O fato é que, sem pai e mãe, de um lado, sem celulares ou tablets, de outro, sem animadores ou palhacinhos profissionais contratados, sem cama elástica ou pula-pula, piscina de bolas ou o terror artificial que esteja mais na moda hoje em dia, a molecada se divertia como se fosse no meu tempo, século e meio atrás. Aos poucos o movimento vai diminuindo, à medida em que chega mais próximo das dez, e a buzina chata dos pais esperando os filhos bem na frente da minha janela não me deixa mentir. Enquanto isso, balançando na rede no intervalo entre chuvas, este meu passatempo idolatrado, fico pensando em quem é que planeja as festas para a criançada, quem comanda as atividades de interação entre os idosos, quem é que (valha-me Deus), planeja e executa essas fatídicas reuniões e dinâmicas de equipe nas empresas e nos órgãos públicos, fazendo com que a gente acabe perdendo de vez a fé na humanidade? Quem autoriza e legitima, no fim das contas, alguém me diga,  todo tipo de "planejador", "empreendedor" "recreador", ou sei lá que nome tenha, nos dias de hoje, mais esse tipo de infeliz que se lança à aventura do self-made business num mercado canibal que habita à nossa volta, essa espécie de técnico de lazer sem qualquer inteligência ou vida que imagina que a melhor idéia de lúdico está realmente aquelas coisas banais e repetitivas que saem de suas mentes tão burocráticas.

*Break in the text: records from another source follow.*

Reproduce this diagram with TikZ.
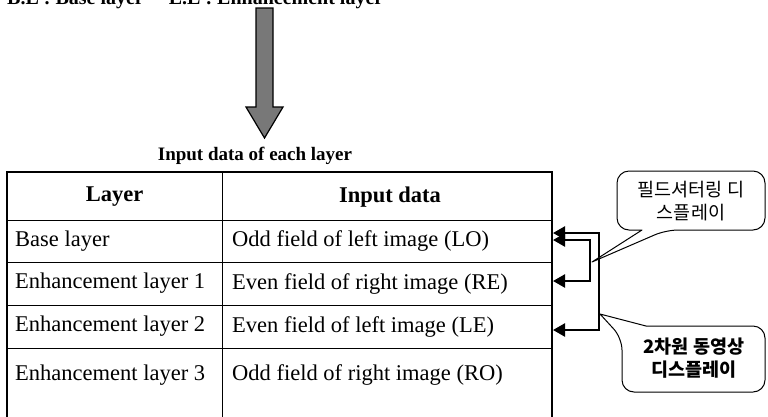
\documentclass[tikz,border=0pt]{standalone}
\usepackage{fontspec}
\setmainfont{Liberation Serif}
\newfontfamily\krfont{Noto Sans CJK KR}
\usetikzlibrary{arrows.meta}

\begin{document}
\begin{tikzpicture}[x=1pt,y=-1pt,
  body/.style={font=\fontsize{22.5}{26}\selectfont, inner sep=0, anchor=west},
  headcell/.style={font=\fontsize{22.5}{26}\selectfont\bfseries, inner sep=0},
  outerrule/.style={line width=2pt},
  innerrule/.style={line width=1pt},
  bracket/.style={line width=2.4pt, {Triangle[length=12pt,width=13pt]}-{Triangle[length=12pt,width=13pt]}},
  bubble/.style={draw=black, line width=1pt, fill=white, line join=round},
  krtext/.style={font=\krfont\fontsize{18.5}{23}\selectfont, align=center, inner sep=0},
  bigarrow/.style={draw=black, line width=1.2pt, fill={rgb,255:red,120;green,120;blue,120}},
]
\clip (0,0) rectangle (768,416);
\fill[white] (0,0) rectangle (768,416);

% legend line, cut by the top edge
\node[anchor=base west, font=\fontsize{20}{24}\selectfont\bfseries, inner sep=0] (legend) at (7,4.5) {B.L : Base layer \quad E.L : Enhancement layer};

% big arrow
\draw[bigarrow] (256,8) -- (273,8) -- (273,107) -- (283,107) -- (264.5,138) -- (246,107) -- (256,107) -- cycle;

% title
\node[font=\fontsize{19}{22}\selectfont\bfseries, inner sep=0] (title) at (255,156) {Input data of each layer};

% table rules
\draw[innerrule] (7,220) -- (552,220);
\draw[innerrule] (7,262) -- (552,262);
\draw[innerrule] (7,305) -- (552,305);
\draw[innerrule] (7,348) -- (552,348);
\draw[innerrule] (222,172) -- (222,420);
\draw[outerrule] (7,420) -- (7,172) -- (552,172) -- (552,420);

% table text
\node[headcell] (hlayer) at (114.5,197) {Layer};
\node[headcell] (hinput) at (390,197) {Input data};
\node[body] (l1) at (15,241) {Base layer};
\node[body] (l2) at (15,283.5) {Enhancement layer 1};
\node[body] (l3) at (15,326.5) {Enhancement layer 2};
\node[body] (l4) at (15,375) {Enhancement layer 3};
\node[body] (d1) at (232,241) {Odd field of left image (LO)};
\node[body] (d2) at (232,283.5) {Even field of right image (RE)};
\node[body] (d3) at (232,326.5) {Even field of left image (LE)};
\node[body] (d4) at (232,375) {Odd field of right image (RO)};

% arrow ends on the table edge
\coordinate (loA) at (553,233);
\coordinate (loB) at (553,240);
\coordinate (re) at (553,281);
\coordinate (le) at (553,330);

% brackets
\draw[bracket] (loA) -- (599,233) -- (599,330) -- (le);
\draw[bracket] (loB) -- (590,240) -- (590,281) -- (re);

% callout 1
\draw[bubble] (642,230) [rounded corners=12] -- (617,230) -- (617,171) -- (765,171) -- (765,230) -- (666,230) [sharp corners] -- (592,262) -- cycle;
\node[krtext] (c1) at (691,201) {필드셔터링 디\\스플레이};

% callout 2
\draw[bubble] (646,326) [rounded corners=12] -- (765,326) -- (765,392) -- (622,392) -- (622,338) [sharp corners] -- (600,314) -- cycle;
\node[krtext, font=\krfont\bfseries\fontsize{18.5}{23}\selectfont] (c2) at (694,358) {2차원 동영상\\디스플레이};
\end{tikzpicture}
\end{document}
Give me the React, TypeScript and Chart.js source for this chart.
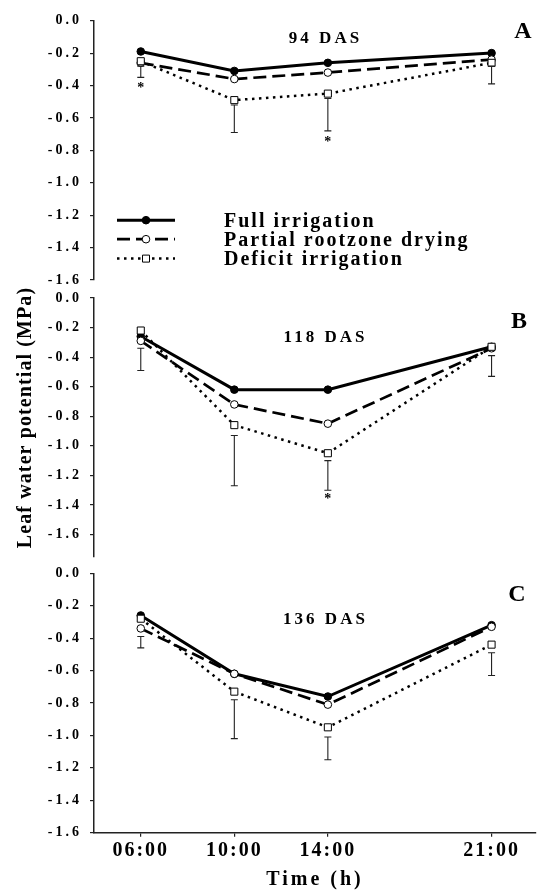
import React, { useEffect, useRef } from "react";
import { Chart, registerables } from "chart.js";

Chart.register(...registerables);

// ---------- data ----------
const times = [6, 10, 14, 21];
const timeLabels = ["06:00", "10:00", "14:00", "21:00"];
const yTickValues = [0, -0.2, -0.4, -0.6, -0.8, -1.0, -1.2, -1.4, -1.6];
const seriesNames = ["Full irrigation", "Partial rootzone drying", "Deficit irrigation"];
const panelTitles = ["94 DAS", "118 DAS", "136 DAS"];
const panelLetters = ["A", "B", "C"];
const xTitle = "Time (h)";
const yTitle = "Leaf water potential (MPa)";

// Panel A (94 DAS)
const fullA = [-0.19, -0.31, -0.26, -0.2];
const prdA = [-0.26, -0.36, -0.32, -0.24];
const defA = [-0.25, -0.49, -0.45, -0.26];
const barTopA = [-0.28, -0.52, -0.48, -0.28];
const barBottomA = [-0.35, -0.69, -0.68, -0.39];
const starA: (number | null)[] = [-0.4, null, -0.73, null];

// Panel B (118 DAS)
const fullB = [-0.26, -0.62, -0.62, -0.33];
const prdB = [-0.29, -0.72, -0.85, -0.34];
const defB = [-0.22, -0.86, -1.05, -0.33];
const barTopB = [-0.34, -0.93, -1.1, -0.39];
const barBottomB = [-0.49, -1.27, -1.3, -0.53];
const starB: (number | null)[] = [null, null, -1.345, null];

// Panel C (136 DAS)
const fullC = [-0.26, -0.62, -0.76, -0.32];
const prdC = [-0.34, -0.62, -0.81, -0.33];
const defC = [-0.28, -0.73, -0.95, -0.44];
const barTopC = [-0.39, -0.78, -1.01, -0.49];
const barBottomC = [-0.46, -1.02, -1.15, -0.63];
const starC: (number | null)[] = [null, null, null, null];

// ---------- styling ----------
const SERIF = '"Liberation Serif", "Times New Roman", serif';
const W = 542;
const H = 890;

type Panel = {
  full: number[];
  prd: number[];
  def: number[];
  barTop: number[];
  barBottom: number[];
  stars: (number | null)[];
  title: string;
  letter: string;
  yMin: number;
  padTop: number;
  padBottom: number;
  showX: boolean;
  titleY: number;
  letterX: number;
  letterY: number;
  legend: boolean;
  yAxisTitle: boolean;
};

const panels: Panel[] = [
  {
    full: fullA, prd: prdA, def: defA, barTop: barTopA, barBottom: barBottomA, stars: starA,
    title: panelTitles[0], letter: panelLetters[0], yMin: -1.6,
    padTop: 20.7, padBottom: H - 280, showX: false,
    titleY: 38.5, letterX: 523, letterY: 31.7, legend: true, yAxisTitle: false,
  },
  {
    full: fullB, prd: prdB, def: defB, barTop: barTopB, barBottom: barBottomB, stars: starB,
    title: panelTitles[1], letter: panelLetters[1], yMin: -1.75,
    padTop: 298, padBottom: H - 556.7, showX: false,
    titleY: 337.5, letterX: 519, letterY: 321.6, legend: false, yAxisTitle: true,
  },
  {
    full: fullC, prd: prdC, def: defC, barTop: barTopC, barBottom: barBottomC, stars: starC,
    title: panelTitles[2], letter: panelLetters[2], yMin: -1.6,
    padTop: 573.3, padBottom: 0, showX: true,
    titleY: 620, letterX: 517, letterY: 594.7, legend: false, yAxisTitle: false,
  },
];

function spacedText(ctx: CanvasRenderingContext2D, spacing: string, fn: () => void) {
  const c = ctx as any;
  const prev = c.letterSpacing;
  c.letterSpacing = spacing;
  fn();
  c.letterSpacing = prev ?? "0px";
}

function patchScale(scale: any, labelSpacing: string, titleSpacing: string) {
  if (scale.__patched) return;
  scale.__patched = true;
  const origLabels = scale.drawLabels.bind(scale);
  const origTitle = scale.drawTitle.bind(scale);
  scale.drawLabels = (area: any) => spacedText(scale.ctx, labelSpacing, () => origLabels(area));
  scale.drawTitle = () => spacedText(scale.ctx, titleSpacing, () => origTitle());
}

function drawMarker(ctx: CanvasRenderingContext2D, kind: number, x: number, y: number) {
  ctx.save();
  ctx.setLineDash([]);
  ctx.lineWidth = 1;
  ctx.strokeStyle = "#000";
  if (kind === 0) {
    ctx.fillStyle = "#000";
    ctx.beginPath();
    ctx.arc(x, y, 3.8, 0, Math.PI * 2);
    ctx.fill();
    ctx.stroke();
  } else if (kind === 1) {
    ctx.fillStyle = "#fff";
    ctx.beginPath();
    ctx.arc(x, y, 3.8, 0, Math.PI * 2);
    ctx.fill();
    ctx.stroke();
  } else {
    ctx.fillStyle = "#fff";
    ctx.beginPath();
    ctx.rect(x - 3.5, y - 3.5, 7, 7);
    ctx.fill();
    ctx.stroke();
  }
  ctx.restore();
}

const lineStyles = [
  { width: 3, dash: [] as number[] },
  { width: 2.7, dash: [13, 6] },
  { width: 2.5, dash: [2.5, 4.5] },
];

function makeDecor(p: Panel) {
  return {
    id: "decor",
    afterDatasetsDraw(chart: any) {
      const ctx: CanvasRenderingContext2D = chart.ctx;
      const xs = chart.scales.x;
      const ys = chart.scales.y;
      ctx.save();
      (ctx as any).letterSpacing = "0px";
      // error bars (I-beams)
      ctx.strokeStyle = "#222";
      ctx.lineWidth = 1.1;
      ctx.setLineDash([]);
      times.forEach((t, i) => {
        const x = xs.getPixelForValue(t);
        const y1 = ys.getPixelForValue(p.barTop[i]);
        const y2 = ys.getPixelForValue(p.barBottom[i]);
        ctx.beginPath();
        ctx.moveTo(x, y1);
        ctx.lineTo(x, y2);
        ctx.moveTo(x - 3.5, y1);
        ctx.lineTo(x + 3.5, y1);
        ctx.moveTo(x - 3.5, y2);
        ctx.lineTo(x + 3.5, y2);
        ctx.stroke();
      });
      // significance stars
      ctx.fillStyle = "#000";
      ctx.font = `bold 14px ${SERIF}`;
      ctx.textAlign = "center";
      ctx.textBaseline = "middle";
      times.forEach((t, i) => {
        const s = p.stars[i];
        if (s === null || s === undefined) return;
        ctx.fillText("*", xs.getPixelForValue(t), ys.getPixelForValue(s) + 3);
      });
      ctx.restore();
    },
    afterDraw(chart: any) {
      const ctx: CanvasRenderingContext2D = chart.ctx;
      ctx.save();
      ctx.fillStyle = "#000";
      ctx.textBaseline = "middle";
      // panel title
      ctx.font = `bold 17px ${SERIF}`;
      ctx.textAlign = "center";
      spacedText(ctx, "3px", () => ctx.fillText(p.title, 325.5, p.titleY));
      // panel letter
      ctx.font = `bold 24px ${SERIF}`;
      spacedText(ctx, "0px", () => ctx.fillText(p.letter, p.letterX, p.letterY));
      // legend
      if (p.legend) {
        const rows = [220.2, 239.2, 258.6];
        rows.forEach((ry, k) => {
          ctx.save();
          ctx.strokeStyle = "#000";
          ctx.lineWidth = lineStyles[k].width;
          ctx.setLineDash(lineStyles[k].dash);
          ctx.beginPath();
          ctx.moveTo(117, ry);
          ctx.lineTo(175, ry);
          ctx.stroke();
          ctx.restore();
          drawMarker(ctx, k, 146, ry);
          ctx.font = `bold 20px ${SERIF}`;
          ctx.textAlign = "left";
          spacedText(ctx, "2px", () => ctx.fillText(seriesNames[k], 224, ry + 1.5));
        });
      }
      // shared y-axis title
      if (p.yAxisTitle) {
        ctx.translate(26, 417.5);
        ctx.rotate(-Math.PI / 2);
        ctx.font = `bold 20px ${SERIF}`;
        ctx.textAlign = "center";
        spacedText(ctx, "1.1px", () => ctx.fillText(yTitle, 0, 0));
      }
      ctx.restore();
      (ctx as any).letterSpacing = "0px";
    },
  };
}

function makeConfig(p: Panel): any {
  const pts = (arr: number[]) => times.map((t, i) => ({ x: t, y: arr[i] }));
  return {
    type: "line",
    data: {
      datasets: [
        {
          label: seriesNames[0],
          data: pts(p.full),
          borderColor: "#000",
          borderWidth: lineStyles[0].width,
          borderDash: lineStyles[0].dash,
          pointStyle: "circle",
          pointRadius: 3.8,
          pointBackgroundColor: "#000",
          pointBorderColor: "#000",
          pointBorderWidth: 1,
          tension: 0,
          order: 3,
        },
        {
          label: seriesNames[1],
          data: pts(p.prd),
          borderColor: "#000",
          borderWidth: lineStyles[1].width,
          borderDash: lineStyles[1].dash,
          pointStyle: "circle",
          pointRadius: 3.8,
          pointBackgroundColor: "#fff",
          pointBorderColor: "#000",
          pointBorderWidth: 1,
          tension: 0,
          order: 2,
        },
        {
          label: seriesNames[2],
          data: pts(p.def),
          borderColor: "#000",
          borderWidth: lineStyles[2].width,
          borderDash: lineStyles[2].dash,
          pointStyle: "rect",
          pointRadius: 5,
          pointBackgroundColor: "#fff",
          pointBorderColor: "#000",
          pointBorderWidth: 1,
          tension: 0,
          order: 1,
        },
      ],
    },
    options: {
      animation: false,
      responsive: false,
      maintainAspectRatio: false,
      events: [],
      layout: { padding: { left: 0, right: 0, top: p.padTop, bottom: p.padBottom } },
      plugins: { legend: { display: false }, tooltip: { enabled: false } },
      scales: {
        x: {
          type: "linear",
          min: 4,
          max: 22.9,
          display: p.showX,
          afterBuildTicks: (s: any) => {
            s.ticks = times.map((v) => ({ value: v }));
          },
          afterFit: (s: any) => {
            if (p.showX) {
              s.height = 57.3;
              patchScale(s, "2px", "3px");
            }
          },
          ticks: {
            autoSkip: false,
            maxRotation: 0,
            padding: 2,
            color: "#000",
            font: { family: SERIF, size: 20, weight: "bold" },
            callback: (v: any) => {
              const i = times.indexOf(Number(v));
              return i >= 0 ? timeLabels[i] : "";
            },
          },
          grid: { drawOnChartArea: false, drawTicks: true, tickLength: 4, color: "#222", lineWidth: 1.2 },
          border: { display: true, color: "#222", width: 1.5 },
          title: {
            display: true,
            text: xTitle,
            color: "#000",
            padding: 0,
            font: { family: SERIF, size: 20, weight: "bold", lineHeight: 1 },
          },
        },
        y: {
          type: "linear",
          min: p.yMin,
          max: 0,
          afterBuildTicks: (s: any) => {
            s.ticks = yTickValues.map((v) => ({ value: v }));
          },
          afterFit: (s: any) => {
            s.width = 94;
            patchScale(s, "3px", "0px");
          },
          ticks: {
            padding: 8,
            color: "#000",
            font: { family: SERIF, size: 14, weight: "bold" },
            callback: (v: any) => Number(v).toFixed(1),
          },
          grid: { drawOnChartArea: false, drawTicks: true, tickLength: 4, color: "#222", lineWidth: 1.2 },
          border: { display: true, color: "#222", width: 1.5 },
        },
      },
    },
    plugins: [makeDecor(p)],
  };
}

function PanelCanvas({ panel }: { panel: Panel }) {
  const ref = useRef<HTMLCanvasElement | null>(null);
  useEffect(() => {
    if (!ref.current) return;
    const chart = new Chart(ref.current, makeConfig(panel));
    return () => chart.destroy();
  }, [panel]);
  return (
    <canvas
      ref={ref}
      width={W}
      height={H}
      style={{ position: "absolute", left: 0, top: 0, width: W, height: H }}
    />
  );
}

export default function App() {
  return (
    <div
      style={{
        position: "absolute",
        left: 0,
        top: 0,
        width: W,
        height: H,
        background: "#fff",
        overflow: "hidden",
      }}
    >
      {panels.map((p, i) => (
        <PanelCanvas key={i} panel={p} />
      ))}
    </div>
  );
}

Bora deixar as crianças exercitarem sua própria essência, porque a infância de alguma forma é um portal, uma atitude-mundo destemida para uma vida maior? Bora deixar as próprias crianças se divertirem à sua maneira, dentro do seu próprio espaço, através da sua linguagem própria, porque certamente elas encontrarão um elemento muito mais rico e lúdico para sua expressão no mundo?